Show that this affine function is equivalen to $\lambda^T(\tfrac{1}{2}(ea^T + ae^T) + a_0 E)\lambda$, where $E= ee^T$ and $e$ is a vector with components all valued $1$.
My intutition is as follows.
Exploit the fact that $\lambda^Te=e^T\lambda =1 $ by left multiplying $\lambda^Te$ to the function $f(\lambda)$, and then just right multipying $e^T\lambda$ to the single term $\lambda^Tea_0$.
But the result is
$\lambda^T(ea^T + a_0 E)\lambda$... what is wrong with my deduction ?
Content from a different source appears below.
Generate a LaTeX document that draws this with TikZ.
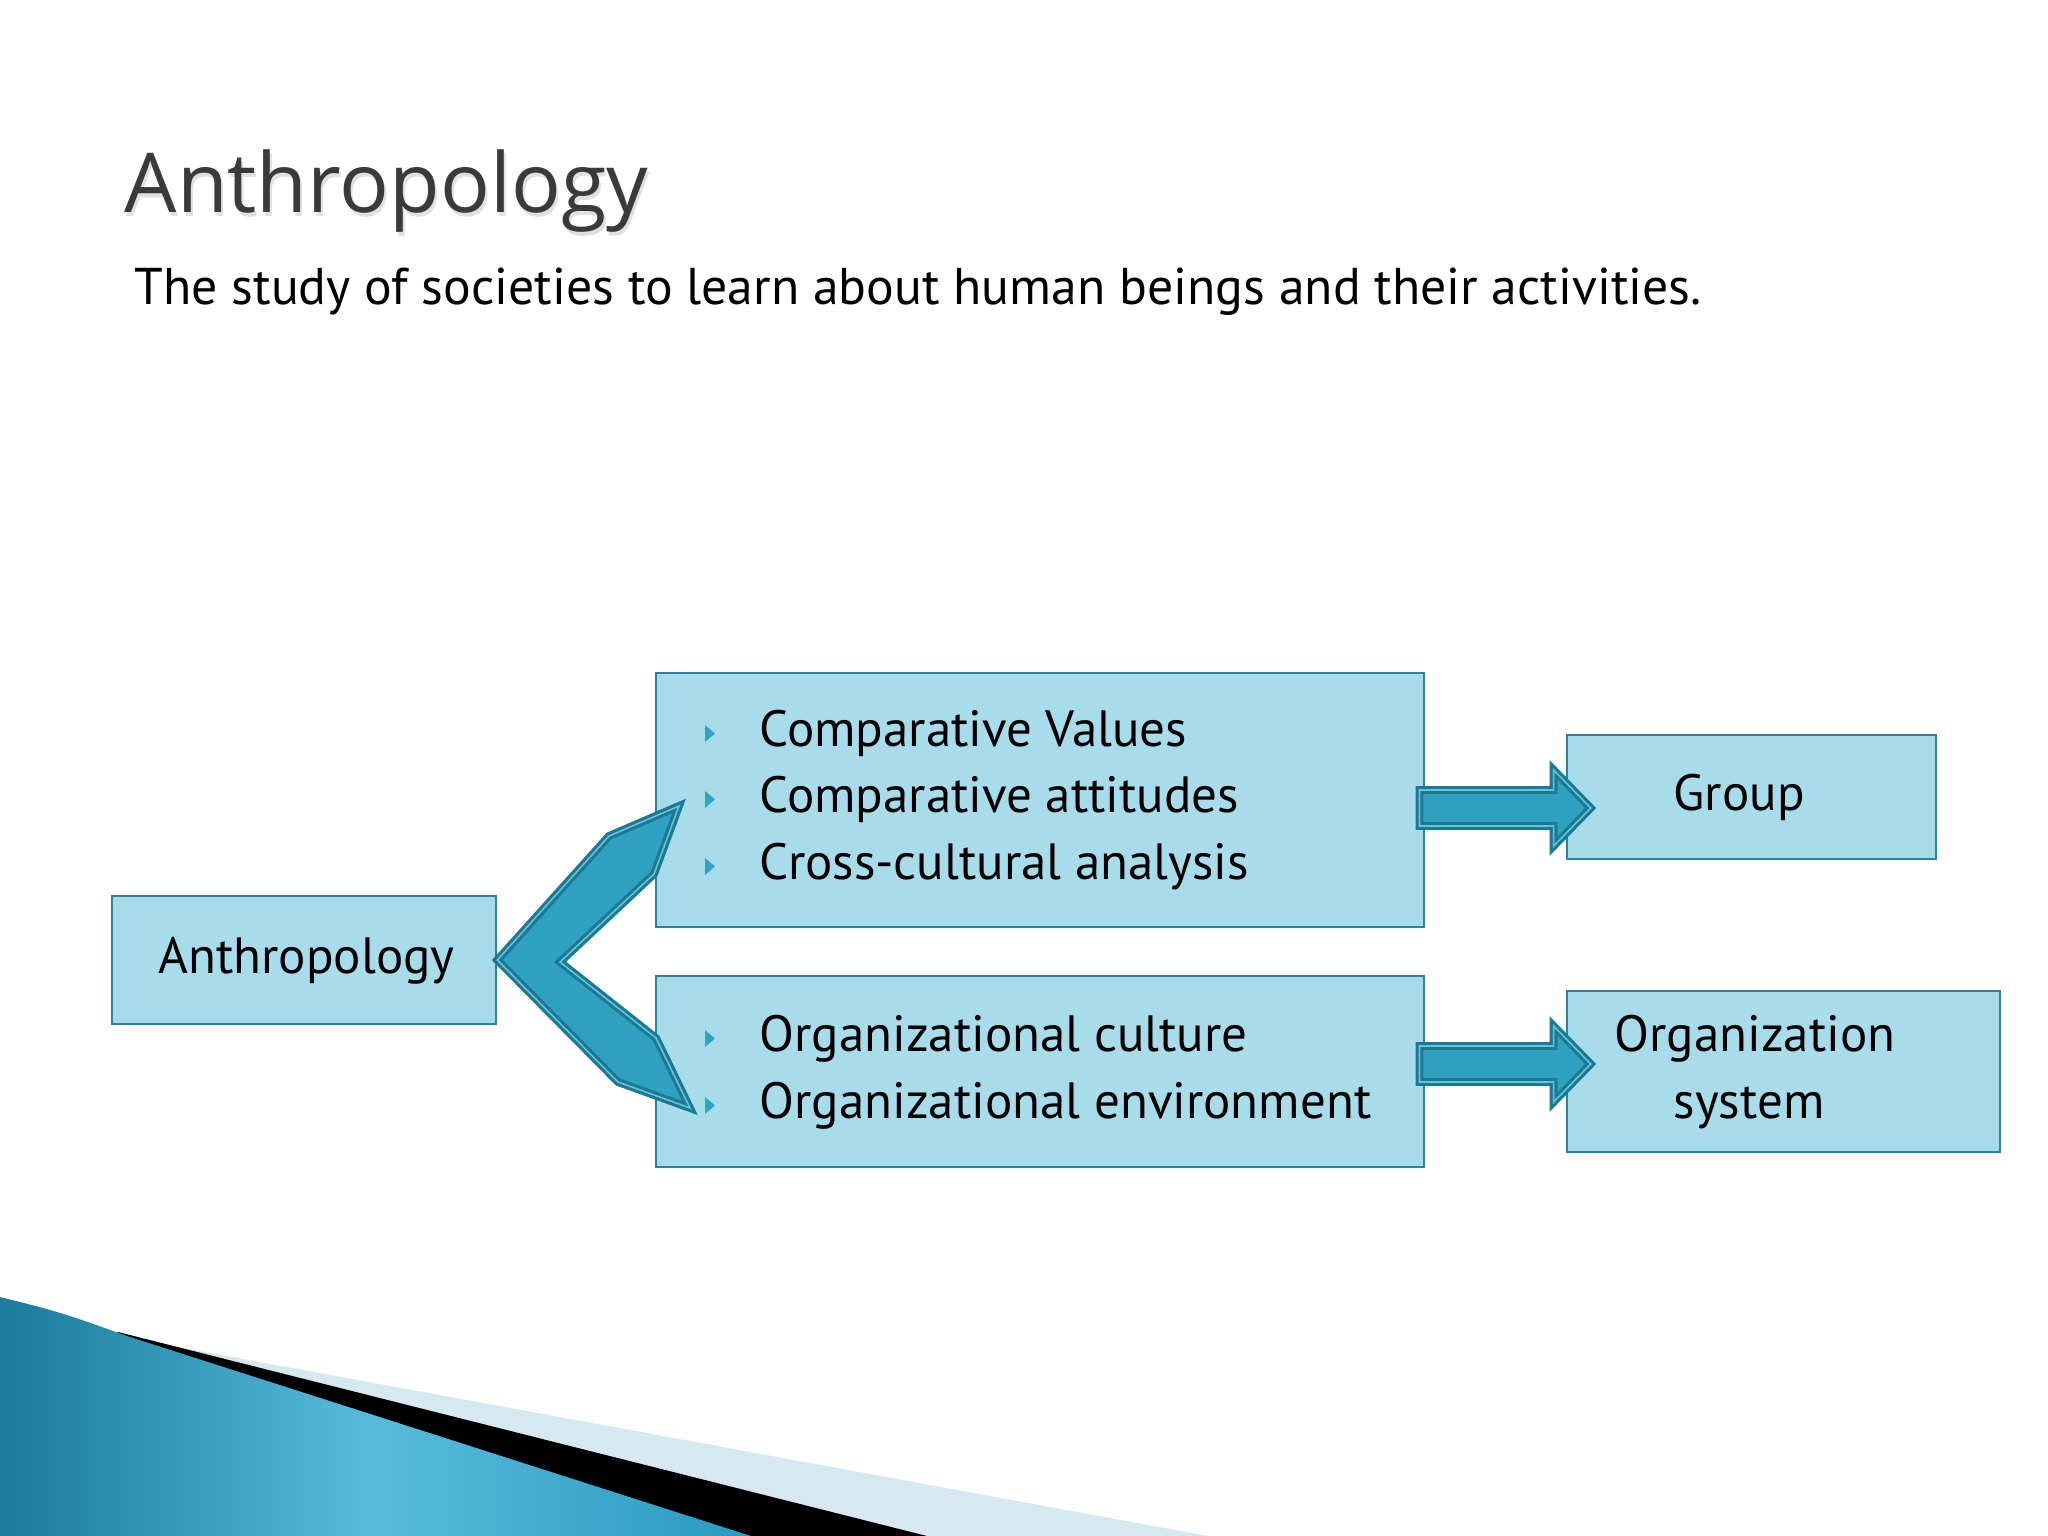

Just go in the reverse direction. $$\lambda^T(\tfrac{1}{2}(ea^T + ae^T) + a_0 E)\lambda = \tfrac{1}{2} \lambda^Tea^T\lambda + \tfrac{1}{2}\lambda^Tae^T\lambda + a_0\lambda^Tee^T\lambda$$ The first term: $$\lambda^Tea^T\lambda=(\lambda^Te)(a^T\lambda)=a^T\lambda$$ The second term: $$\lambda^Tae^T\lambda=(\lambda^Ta)(e^T\lambda)=\lambda^Ta = a^T\lambda$$ The third term: is the transpose of the first, so it's the same. And finally, $$\lambda^Tee^T\lambda=(\lambda^Te)(e^T\lambda)=1.$$ So the expression equals $$\tfrac{1}{2} a^T \lambda + \tfrac{1}{2} \lambda^Ta + a_0 = a^T\lambda + a_0$$ To finish your approach, just note that for a real scalar $b$, $b=\tfrac{1}{2}(b+b^T)$. So $$ \begin{aligned} \lambda^T(ea^T+a_0E)\lambda &= \tfrac{1}{2}\lambda^T(ea^T+a_0E)\lambda + \tfrac{1}{2}\left(\lambda^T(ea^T+a_0E)\lambda\right))^T \\ &= \tfrac{1}{2}\lambda^T(ea^T+a_0E)\lambda + \tfrac{1}{2}\lambda^T(a^Te+a_0E)\lambda \\ &= \tfrac{1}{2}\lambda^T(ea^T+ae^T+2a_0E)\lambda = \lambda^T(\tfrac{1}{2}(ea^T+ae^T)+a_0E)\lambda.\end{aligned}$$